Nancy Paddleford (D.M.A., Minnesota) has had a long-term interest in Hispanic music. Her doctoral thesis treats the folk elements in the piano music of Enrique Granados. She has traveled in Puerto Rico and Mexico, and lived in Costa Rica and Spain. In 1988 Professor Paddleford was a Visiting Artist at the University of Costa Rica in the area of piano performance. In the summer of 1991 she took part in the National Endowment for the Humanities seminar on Latin American music at the University of Texas-Austin and since then has written several articles about Costa Rican composers.
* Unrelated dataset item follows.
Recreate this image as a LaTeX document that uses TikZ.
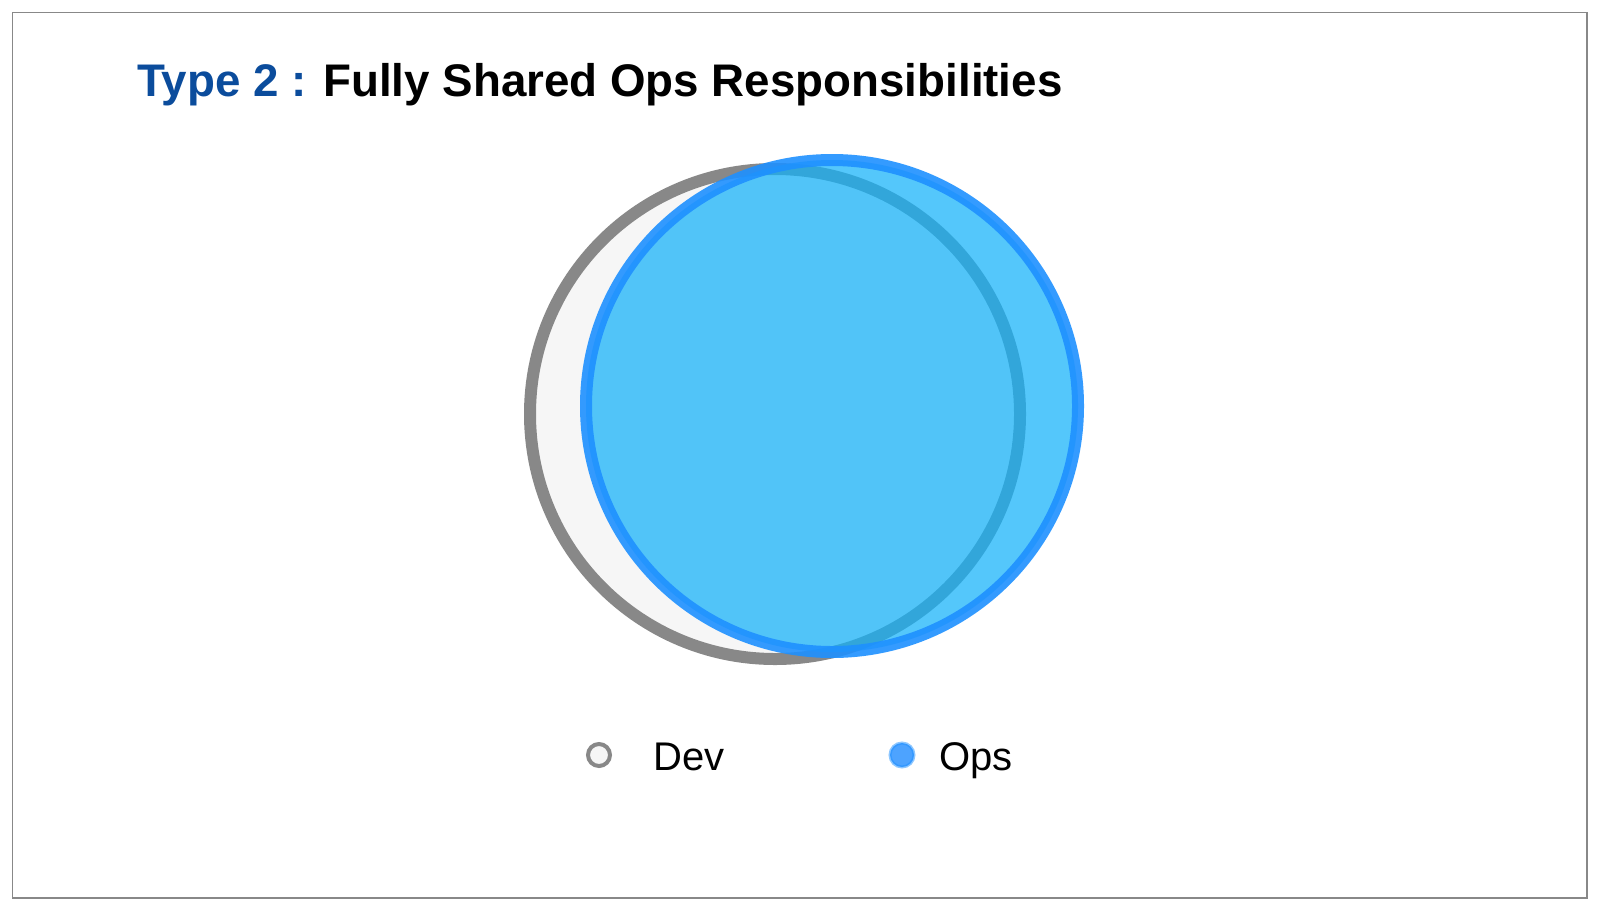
\documentclass[tikz,border=0pt]{standalone}
\usepackage{fontspec}
\setmainfont{Liberation Sans}
\definecolor{typeblue}{HTML}{0B4C9C}
\definecolor{devgray}{HTML}{888888}
\definecolor{devfill}{HTML}{F6F6F6}
\definecolor{opsfill}{HTML}{12B2FA}
\definecolor{opsline}{HTML}{1E90FF}
\definecolor{opskey}{HTML}{4DA3FF}
\tikzset{
	devset/.style={circle, inner sep=0, minimum size=490, draw=devgray, line width=12, fill=devfill},
	opsset/.style={circle, inner sep=0, minimum size=492, draw=opsline, draw opacity=0.9, line width=12, fill=opsfill, fill opacity=0.72},
	devkey/.style={circle, inner sep=0, minimum size=22, draw=devgray, line width=4, fill=devfill},
	opskeymark/.style={circle, inner sep=0, minimum size=24, draw=opsline, draw opacity=0.5, line width=3, fill=opskey},
	keytext/.style={anchor=base west, inner sep=0, font=\fontsize{40}{44}\selectfont}
}
\begin{document}
\begin{tikzpicture}[x=1pt, y=-1pt]
\useasboundingbox (0,0) rectangle (1600,911);
\draw[devgray, line width=1.2] (12.5,12.5) rectangle (1587,898);
% title
\node[anchor=base west, inner sep=0, font=\bfseries\fontsize{45.7}{50}\selectfont] (title) at (137,96)
	{\textcolor{typeblue}{Type 2 :} Fully Shared Ops Responsibilities};
% the two sets
\node[devset] (dev) at (775,414) {};
\node[opsset] (ops) at (832,406) {};
% legend
\node[devkey] (devmark) at (599,755) {};
\node[keytext] (devlabel) at (653,770) {Dev};
\node[opskeymark] (opsmark) at (902,755) {};
\node[keytext] (opslabel) at (939,770) {Ops};
\end{tikzpicture}
\end{document}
For two years she served as Associate Director of the ACM Latin American Programs in Costa Rica. In both 1993 and 1994 she was an invited performer at the International Festival of Music of Costa Rica held in the historic Teatro Nacional in San Jose.

 


David Schodt (Ph.D., Wisconsin) was introduced to Latin America when he served as a Peace Corps volunteer in Ecuador from 1969-1972. He has returned on numerous occasions, among those as a Fulbright Research Fellow in 1984, and more recently, as a consultant for projects funded by the World Bank and for the U.S. Agency for International Development. From 1991-1992, he was a Pew Faculty Fellow in International Affairs at Harvard University’s John F. Kennedy School of Government, where he worked with using cases to teach international affairs. He has served as President of the North Central Council of Latin Americanists, a midwestern organization for those interested in Latin America, and is currently president of the ALIAS section of the International Studies Association. He has published two books and numerous articles on the Ecuadorian economy. He edits the “Ecuador economy” section for the Handbook of Latin American Studies, published by the Library of Congress. His current research involves structural adjustment and poverty.
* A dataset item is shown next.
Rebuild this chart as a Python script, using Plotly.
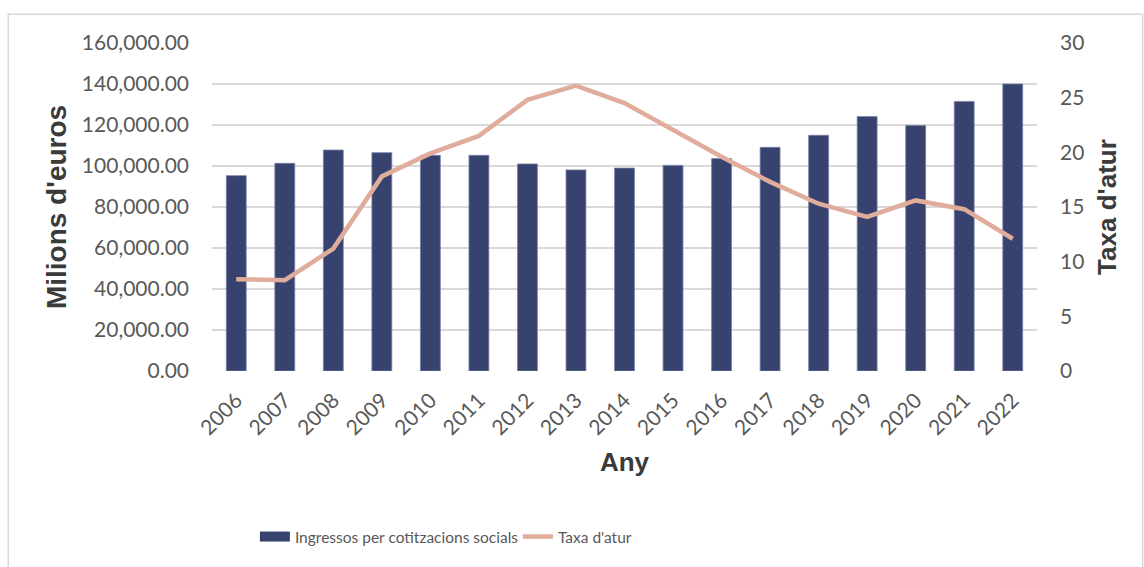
import plotly.graph_objects as go

# Annual series
years = ["2006", "2007", "2008", "2009", "2010", "2011", "2012", "2013", "2014",
         "2015", "2016", "2017", "2018", "2019", "2020", "2021", "2022"]
ingressos = [95300, 101300, 107800, 106500, 105200, 105200, 101000, 98100, 99000,
             100300, 103600, 109100, 115000, 124100, 119800, 131500, 140000]
taxa_atur = [8.4, 8.3, 11.2, 17.8, 19.9, 21.5, 24.8, 26.1, 24.5,
             22.0, 19.6, 17.3, 15.3, 14.1, 15.6, 14.8, 12.1]

left_ticks = [0, 20000, 40000, 60000, 80000, 100000, 120000, 140000, 160000]
right_ticks = [0, 5, 10, 15, 20, 25, 30]

BAR_COLOR = "#37426F"
LINE_COLOR = "#E0AC9B"
GRID_COLOR = "#D9D9D9"
TICK_COLOR = "#595959"
TITLE_COLOR = "#3A3A3A"
TICK_FONT = "Lato, Open Sans, sans-serif"
TITLE_FONT = "Liberation Sans, Arial, sans-serif"

fig = go.Figure()

fig.add_trace(go.Bar(
    x=years, y=ingressos, name="Ingressos per cotitzacions socials",
    marker=dict(color=BAR_COLOR, line=dict(color="#7A82A6", width=0.8)),
    width=0.41, yaxis="y", legendgroup="ingressos", showlegend=False,
))
# legend entry for the bars, drawn as a wide block swatch
fig.add_trace(go.Scatter(
    x=[None], y=[None], name="Ingressos per cotitzacions socials", mode="lines",
    line=dict(color=BAR_COLOR, width=14), legendgroup="ingressos",
    hoverinfo="skip",
))

fig.add_trace(go.Scatter(
    x=years, y=taxa_atur, name="Taxa d'atur", mode="lines",
    line=dict(color=LINE_COLOR, width=4.5), yaxis="y2",
))

fig.update_layout(
    width=1144, height=567,
    margin=dict(l=212, r=107, t=43, b=196),
    plot_bgcolor="white", paper_bgcolor="white",
    showlegend=True,
    legend=dict(
        orientation="h", x=0.052, xanchor="left", y=-0.506, yanchor="middle",
        font=dict(family=TICK_FONT, size=15.5, color=TICK_COLOR),
        itemwidth=30, traceorder="normal",
        entrywidthmode="pixels", entrywidth=218,
    ),
    xaxis=dict(
        type="category", tickangle=-45, showgrid=False, zeroline=False,
        showline=False, ticks="", ticklabelstandoff=12,
        tickfont=dict(family=TICK_FONT, size=21, color=TICK_COLOR),
        title=dict(text="Any", standoff=14,
                   font=dict(family=TITLE_FONT, size=26, color=TITLE_COLOR, weight="bold")),
    ),
    yaxis=dict(
        range=[0, 160000], tickvals=left_ticks,
        tickformat=",.2f", showgrid=True, gridcolor=GRID_COLOR, gridwidth=1.5,
        zeroline=False, showline=False, ticks="", ticklabelstandoff=22,
        tickfont=dict(family=TICK_FONT, size=21, color=TICK_COLOR),
        title=dict(text="Milions d'euros", standoff=7,
                   font=dict(family=TITLE_FONT, size=28, color=TITLE_COLOR, weight="bold")),
    ),
    yaxis2=dict(
        range=[0, 30], tickvals=right_ticks, overlaying="y", side="right",
        showgrid=False, zeroline=False, showline=False, ticks="",
        ticklabelstandoff=22,
        tickfont=dict(family=TICK_FONT, size=21, color=TICK_COLOR),
        title=dict(text="Taxa d'atur", standoff=14,
                   font=dict(family=TITLE_FONT, size=26, color=TITLE_COLOR, weight="bold")),
    ),
    bargap=0.59,
    shapes=[dict(
        type="rect", xref="paper", yref="paper",
        x0=-0.247, x1=1.128, y0=-0.75, y1=1.088,
        line=dict(color=GRID_COLOR, width=1.5), fillcolor="rgba(0,0,0,0)", layer="below",
    )],
)

fig.write_html("out.html")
Ariel Strichartz (Ph.D., Kansas) first became fascinated by the Spanish-speaking world in her native state of New Mexico. As an undergraduate at Rice University, she majored in Spanish and studied Spanish language and art history in Madrid, Spain. She later earned an M.A. in Latin American Studies at the University of New Mexico. Her master’s thesis, inspired after a summer of graduate study in Mexico City, focused on the mythical treatment of revolutionary figures in Mexican history and their subsequent demythification in contemporary Mexican theatre. She later earned a doctorate in Spanish at the University of Kansas, where she continued to pursue her interest in Latin American literature, and in theatre in particular. Her research focuses on theatre of the Southern Cone, particularly that of Argentina and Chile, theatre under dictatorship, and literary treatment of the culinary. She teaches a variety of courses in the Spanish program, including interim abroad courses in Ecuador, and has taught the Hispanic Studies seminar with a Spanish language component through the Foreign Languages Across the Curriculum program at St. Olaf.
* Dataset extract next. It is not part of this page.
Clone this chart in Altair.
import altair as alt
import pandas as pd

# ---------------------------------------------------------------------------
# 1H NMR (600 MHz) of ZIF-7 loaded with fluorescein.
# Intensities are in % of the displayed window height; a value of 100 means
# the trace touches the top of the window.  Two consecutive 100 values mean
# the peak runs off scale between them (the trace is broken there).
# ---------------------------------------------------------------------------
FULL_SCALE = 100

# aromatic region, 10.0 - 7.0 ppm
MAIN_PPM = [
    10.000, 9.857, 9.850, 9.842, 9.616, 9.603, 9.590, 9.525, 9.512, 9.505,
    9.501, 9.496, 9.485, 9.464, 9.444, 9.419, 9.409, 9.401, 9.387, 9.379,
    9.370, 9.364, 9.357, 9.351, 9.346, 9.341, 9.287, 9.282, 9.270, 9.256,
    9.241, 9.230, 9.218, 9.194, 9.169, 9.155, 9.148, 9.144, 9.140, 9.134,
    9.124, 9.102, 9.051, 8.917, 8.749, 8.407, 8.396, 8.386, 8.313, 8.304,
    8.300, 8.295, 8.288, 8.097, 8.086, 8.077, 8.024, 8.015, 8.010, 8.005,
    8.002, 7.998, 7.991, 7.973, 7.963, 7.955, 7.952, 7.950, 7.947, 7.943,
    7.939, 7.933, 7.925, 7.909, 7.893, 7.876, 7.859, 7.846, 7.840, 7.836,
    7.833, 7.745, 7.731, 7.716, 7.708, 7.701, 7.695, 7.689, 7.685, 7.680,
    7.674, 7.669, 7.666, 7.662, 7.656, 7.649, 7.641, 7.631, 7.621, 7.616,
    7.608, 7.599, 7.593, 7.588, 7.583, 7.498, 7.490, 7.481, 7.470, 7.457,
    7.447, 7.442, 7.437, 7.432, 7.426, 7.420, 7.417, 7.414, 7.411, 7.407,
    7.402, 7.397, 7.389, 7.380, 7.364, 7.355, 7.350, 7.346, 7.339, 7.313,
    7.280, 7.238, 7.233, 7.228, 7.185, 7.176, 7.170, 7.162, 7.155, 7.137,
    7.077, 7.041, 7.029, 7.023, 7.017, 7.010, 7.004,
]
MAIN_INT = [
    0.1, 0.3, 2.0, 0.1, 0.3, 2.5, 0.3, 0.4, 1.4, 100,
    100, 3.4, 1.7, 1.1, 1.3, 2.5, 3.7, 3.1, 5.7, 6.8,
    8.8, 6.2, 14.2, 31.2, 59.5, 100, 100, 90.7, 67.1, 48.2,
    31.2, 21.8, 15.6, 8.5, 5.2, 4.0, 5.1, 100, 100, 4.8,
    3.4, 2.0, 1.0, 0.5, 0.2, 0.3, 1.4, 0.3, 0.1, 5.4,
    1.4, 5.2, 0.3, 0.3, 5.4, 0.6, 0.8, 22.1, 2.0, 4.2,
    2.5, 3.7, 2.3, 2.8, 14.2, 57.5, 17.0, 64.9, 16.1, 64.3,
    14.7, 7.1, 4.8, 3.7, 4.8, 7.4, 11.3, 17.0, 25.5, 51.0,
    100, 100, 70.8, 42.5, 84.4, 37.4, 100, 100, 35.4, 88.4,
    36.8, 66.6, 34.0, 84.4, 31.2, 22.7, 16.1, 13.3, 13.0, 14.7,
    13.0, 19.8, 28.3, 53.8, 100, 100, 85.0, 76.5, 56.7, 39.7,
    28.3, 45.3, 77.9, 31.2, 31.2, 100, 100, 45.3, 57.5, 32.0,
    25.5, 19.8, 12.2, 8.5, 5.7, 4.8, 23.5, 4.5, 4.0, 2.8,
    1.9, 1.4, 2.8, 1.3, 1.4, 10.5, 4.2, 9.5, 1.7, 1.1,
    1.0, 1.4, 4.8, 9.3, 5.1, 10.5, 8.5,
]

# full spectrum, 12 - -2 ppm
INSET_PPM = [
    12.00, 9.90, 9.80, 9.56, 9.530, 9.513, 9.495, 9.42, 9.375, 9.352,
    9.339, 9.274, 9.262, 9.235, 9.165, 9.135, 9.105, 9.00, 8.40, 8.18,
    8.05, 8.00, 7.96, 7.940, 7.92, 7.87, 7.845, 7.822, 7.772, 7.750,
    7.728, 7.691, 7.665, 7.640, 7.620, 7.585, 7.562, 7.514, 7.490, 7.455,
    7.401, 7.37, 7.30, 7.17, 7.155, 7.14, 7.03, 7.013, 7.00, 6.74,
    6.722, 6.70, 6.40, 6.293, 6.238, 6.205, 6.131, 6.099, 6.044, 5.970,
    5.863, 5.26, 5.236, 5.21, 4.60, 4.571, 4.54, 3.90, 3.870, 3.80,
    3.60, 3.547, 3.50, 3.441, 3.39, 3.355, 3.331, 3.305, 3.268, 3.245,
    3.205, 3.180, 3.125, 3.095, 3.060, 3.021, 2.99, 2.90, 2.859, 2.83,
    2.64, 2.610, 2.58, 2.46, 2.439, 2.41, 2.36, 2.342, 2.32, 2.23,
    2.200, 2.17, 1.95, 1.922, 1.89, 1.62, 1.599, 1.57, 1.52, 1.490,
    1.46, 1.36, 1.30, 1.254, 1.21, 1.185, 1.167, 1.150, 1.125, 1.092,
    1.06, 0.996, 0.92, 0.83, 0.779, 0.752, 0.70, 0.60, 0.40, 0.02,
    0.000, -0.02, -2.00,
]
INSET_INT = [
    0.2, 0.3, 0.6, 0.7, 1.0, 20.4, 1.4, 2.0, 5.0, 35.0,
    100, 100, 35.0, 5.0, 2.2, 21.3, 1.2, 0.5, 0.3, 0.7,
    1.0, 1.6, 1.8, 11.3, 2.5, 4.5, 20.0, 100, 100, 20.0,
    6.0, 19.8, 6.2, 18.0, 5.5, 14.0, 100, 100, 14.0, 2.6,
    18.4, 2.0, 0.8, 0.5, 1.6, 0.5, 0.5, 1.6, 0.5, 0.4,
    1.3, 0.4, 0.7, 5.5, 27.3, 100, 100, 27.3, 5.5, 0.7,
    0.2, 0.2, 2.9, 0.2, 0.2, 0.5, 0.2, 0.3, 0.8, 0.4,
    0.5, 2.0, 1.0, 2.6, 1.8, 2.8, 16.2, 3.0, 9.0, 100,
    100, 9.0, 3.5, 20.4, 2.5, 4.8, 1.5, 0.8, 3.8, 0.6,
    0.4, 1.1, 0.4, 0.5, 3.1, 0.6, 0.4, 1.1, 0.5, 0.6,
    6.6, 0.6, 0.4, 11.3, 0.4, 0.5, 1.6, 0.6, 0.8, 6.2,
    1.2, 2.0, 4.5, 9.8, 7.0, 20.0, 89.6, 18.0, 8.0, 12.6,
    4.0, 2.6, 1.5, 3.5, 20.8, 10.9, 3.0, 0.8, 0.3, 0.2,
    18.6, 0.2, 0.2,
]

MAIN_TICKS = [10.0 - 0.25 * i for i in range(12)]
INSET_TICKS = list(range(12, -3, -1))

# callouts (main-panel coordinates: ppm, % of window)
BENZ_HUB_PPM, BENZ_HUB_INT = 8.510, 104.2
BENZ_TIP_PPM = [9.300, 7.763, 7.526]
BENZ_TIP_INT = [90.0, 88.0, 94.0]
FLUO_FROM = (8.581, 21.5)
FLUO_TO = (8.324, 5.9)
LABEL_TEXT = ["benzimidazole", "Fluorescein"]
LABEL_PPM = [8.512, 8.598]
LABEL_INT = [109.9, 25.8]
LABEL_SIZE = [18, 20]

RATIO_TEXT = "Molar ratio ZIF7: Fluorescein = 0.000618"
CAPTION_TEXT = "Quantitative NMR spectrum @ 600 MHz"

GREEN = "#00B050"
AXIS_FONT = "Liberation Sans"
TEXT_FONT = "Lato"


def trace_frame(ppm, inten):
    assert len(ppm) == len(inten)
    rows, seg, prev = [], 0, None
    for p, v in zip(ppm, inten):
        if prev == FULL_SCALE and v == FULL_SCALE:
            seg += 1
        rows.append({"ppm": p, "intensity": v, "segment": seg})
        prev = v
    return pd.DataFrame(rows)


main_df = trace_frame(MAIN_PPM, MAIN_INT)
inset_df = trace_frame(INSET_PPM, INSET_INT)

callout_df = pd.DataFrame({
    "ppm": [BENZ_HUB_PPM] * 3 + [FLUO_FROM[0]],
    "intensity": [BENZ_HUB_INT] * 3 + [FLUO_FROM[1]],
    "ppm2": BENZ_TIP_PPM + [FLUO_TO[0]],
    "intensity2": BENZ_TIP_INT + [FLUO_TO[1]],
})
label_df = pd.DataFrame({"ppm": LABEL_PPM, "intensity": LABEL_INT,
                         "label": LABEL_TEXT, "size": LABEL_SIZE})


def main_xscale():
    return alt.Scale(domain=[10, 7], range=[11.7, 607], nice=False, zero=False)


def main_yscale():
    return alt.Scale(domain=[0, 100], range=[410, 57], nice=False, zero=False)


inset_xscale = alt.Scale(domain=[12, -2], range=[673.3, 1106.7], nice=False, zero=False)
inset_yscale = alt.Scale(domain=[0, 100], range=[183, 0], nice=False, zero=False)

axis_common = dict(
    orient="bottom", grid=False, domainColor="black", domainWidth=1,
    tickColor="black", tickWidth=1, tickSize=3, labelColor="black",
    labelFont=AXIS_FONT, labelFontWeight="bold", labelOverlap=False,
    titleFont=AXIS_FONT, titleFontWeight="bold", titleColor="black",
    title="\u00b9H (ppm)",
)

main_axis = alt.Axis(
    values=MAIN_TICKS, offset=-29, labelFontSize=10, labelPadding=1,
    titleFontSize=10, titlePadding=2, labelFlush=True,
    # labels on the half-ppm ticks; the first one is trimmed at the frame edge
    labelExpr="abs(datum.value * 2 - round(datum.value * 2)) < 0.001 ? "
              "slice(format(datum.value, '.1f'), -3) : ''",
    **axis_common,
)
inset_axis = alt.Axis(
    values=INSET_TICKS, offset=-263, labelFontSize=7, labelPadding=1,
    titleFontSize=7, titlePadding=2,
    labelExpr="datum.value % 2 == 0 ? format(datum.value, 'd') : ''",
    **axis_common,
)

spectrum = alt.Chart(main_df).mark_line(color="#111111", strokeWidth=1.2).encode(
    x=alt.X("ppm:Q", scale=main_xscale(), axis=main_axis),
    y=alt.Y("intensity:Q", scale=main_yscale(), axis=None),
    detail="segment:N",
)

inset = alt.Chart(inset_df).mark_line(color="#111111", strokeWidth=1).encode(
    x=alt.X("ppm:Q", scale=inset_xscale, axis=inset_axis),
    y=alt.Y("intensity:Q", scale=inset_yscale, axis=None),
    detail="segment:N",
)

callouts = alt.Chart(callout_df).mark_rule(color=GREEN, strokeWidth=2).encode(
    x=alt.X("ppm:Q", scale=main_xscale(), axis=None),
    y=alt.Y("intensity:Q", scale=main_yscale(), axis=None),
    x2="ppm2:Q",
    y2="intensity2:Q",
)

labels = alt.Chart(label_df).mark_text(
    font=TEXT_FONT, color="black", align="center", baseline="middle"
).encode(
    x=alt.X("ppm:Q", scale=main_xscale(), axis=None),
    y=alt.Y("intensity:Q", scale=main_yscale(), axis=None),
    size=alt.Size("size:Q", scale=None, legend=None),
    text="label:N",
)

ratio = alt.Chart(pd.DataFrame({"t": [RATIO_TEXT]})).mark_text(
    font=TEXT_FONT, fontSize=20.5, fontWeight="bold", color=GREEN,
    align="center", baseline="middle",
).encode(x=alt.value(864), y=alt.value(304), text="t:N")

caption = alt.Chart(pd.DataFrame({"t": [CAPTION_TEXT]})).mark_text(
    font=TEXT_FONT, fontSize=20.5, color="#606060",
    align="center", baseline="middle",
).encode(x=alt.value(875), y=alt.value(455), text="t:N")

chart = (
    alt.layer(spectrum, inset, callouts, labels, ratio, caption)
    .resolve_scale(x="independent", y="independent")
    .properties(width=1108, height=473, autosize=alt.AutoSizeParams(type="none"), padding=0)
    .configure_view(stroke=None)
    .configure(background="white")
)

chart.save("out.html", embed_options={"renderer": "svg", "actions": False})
Kristina Thalhammer (Ph.D., University of Minnesota) specializes in comparative politics, Latin American politics, and individual political behavior. Her work focuses on human rights issues and citizen resistance to government repression. She has lived in Argentina and done research on why citizens were able to form a human rights movement there during the last military regime.


Alberto Villate-Isaza (Ph.D., Boston College) received his B.A. in literary studies at the Universidad Javeriana in Bogotá, Colombia. He obtained his Ph.D. in 2008 in Hispanic Studies at Boston College. Besides teaching a variety of courses in Spanish language, culture and literature, through different fellowships he has had the opportunity to conduct research in the Biblioteca Nacional in Bogotá and in the Archivo de Indias in Seville. His dissertation deals with the topic of Hispanic-American baroque historiography in Nueva Granada (modern-day Colombia) and its influence on discourses of national identity during the nineteenth century. His research and teaching interests include Peninsular and Hispanic-American Baroque Literature, Political and Social Theory of the Baroque, Discourses of Latin-American Identity and early Twentieth-Century Hispanic-American literature, especially modernismo and the essay.